Historiker warnt vor weiteren Denkmälern für NS-Opfer

Historiker warnt vor weiteren Denkmälern für NS-Opfer
17.02.2020
epd
epd-Gespräch: Lukas Philippi

Berlin (epd). Der Berliner Historiker Wolfgang Benz hat vor einer Nationalisierung des Gedenkens an NS-Opfer gewarnt. Hintergrund sind Initiativen für ein Polen-Denkmal am Berliner Anhalter Bahnhof. "Eine Nation mit einem Denkmal hervorzuheben, das zieht weitere Forderungen anderer nach sich", sagte Benz dem Evangelischen Pressedienst (epd).

Benz betonte, eine Würdigung der Opfer des deutschen Vernichtungskrieges im Osten, insbesondere in Polen und der Sowjetunion, sei dringend geboten.
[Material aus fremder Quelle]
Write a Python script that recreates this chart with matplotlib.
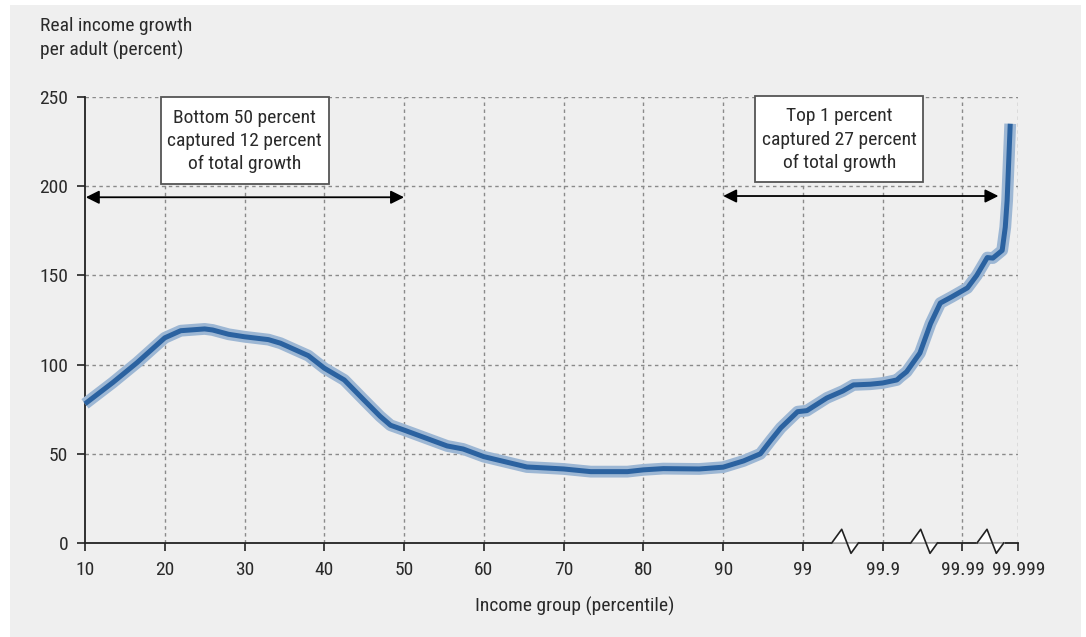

Allerdings bestehe mit der Initiative für ein Polen-Denkmal "die Gefahr einer Nationalisierung des Gedenkens". So gebe es auch bereits die Forderung nach einem Ukraine-Denkmal.

Der Historiker plädierte dafür, das "Gedenken durch Denkmale" durch den Bau eines Dokumentationszentrums über die deutsche Besatzungsherrschaft in Europa zwischen 1939 und 1945 zu ergänzen. Dies könne ein "Ort der historischen Aufklärung und der Bildung für Menschen aus allen europäischen Staaten werden", sagte er.

Das in Kooperation mit den Opfernationen umzusetzende Projekt würde einer Zersplitterung der Erinnerungskultur in Europa entgegenwirken, erklärte Benz. Hingegen würden Denkmäler für einzelne Opfergruppen "die Leerstellen historischen Wissens nicht beheben, dafür aber für Emotionen sorgen". Die notwendige Aufklärung über die deutschen Verbrechen und ihre Opfer bliebe auf der Strecke.

Benz, der auch Sprecher des Beirates der Stiftung Denkmal der ermordeten Juden Europas ist, hofft nach eigenen Worten auf einen entsprechenden Beschluss des Bundestages mit Blick auf den 75. Jahrestag des Endes des Zweiten Weltkrieges am 8. Mai. Erste positive Signale habe er aus mehreren Fraktionen erhalten, sagte er.

"Eine vergleichende Perspektive würde die Gemeinsamkeiten deutscher Okkupation zwischen Pyrenäen und Ural herausstellen", erklärte der langjährige Leiter des Zentrums für Antisemitismusforschung an der TU Berlin. Zugleich könne auf die rassistisch motivierten Unterschiede bei der Behandlung der Zivilbevölkerung, der Kriegsgefangenen und der Zwangsarbeiter durch die Nazis aufmerksam gemacht werden.

In einem Schreiben an den Bundestag erinnerte Benz daran, dass "neben bekannten Kriegsverbrechen viele andere in unserer Erinnerungskultur bisher namenlos geblieben sind". Als Beispiel führte er das französische Dorf Oradour-sur-Glane an, dass im Rahmen von "Vergeltungsmaßnahmen" von Deutschen 1944 vernichtet wurde. Während in dem französischen Ort immer wieder daran öffentlich erinnert werde, sei weniger bekannt, dass in Weißrussland deutsche Einheiten 1943/44 mehr als 600 Dörfer samt ihrer Bevölkerung auslöschten.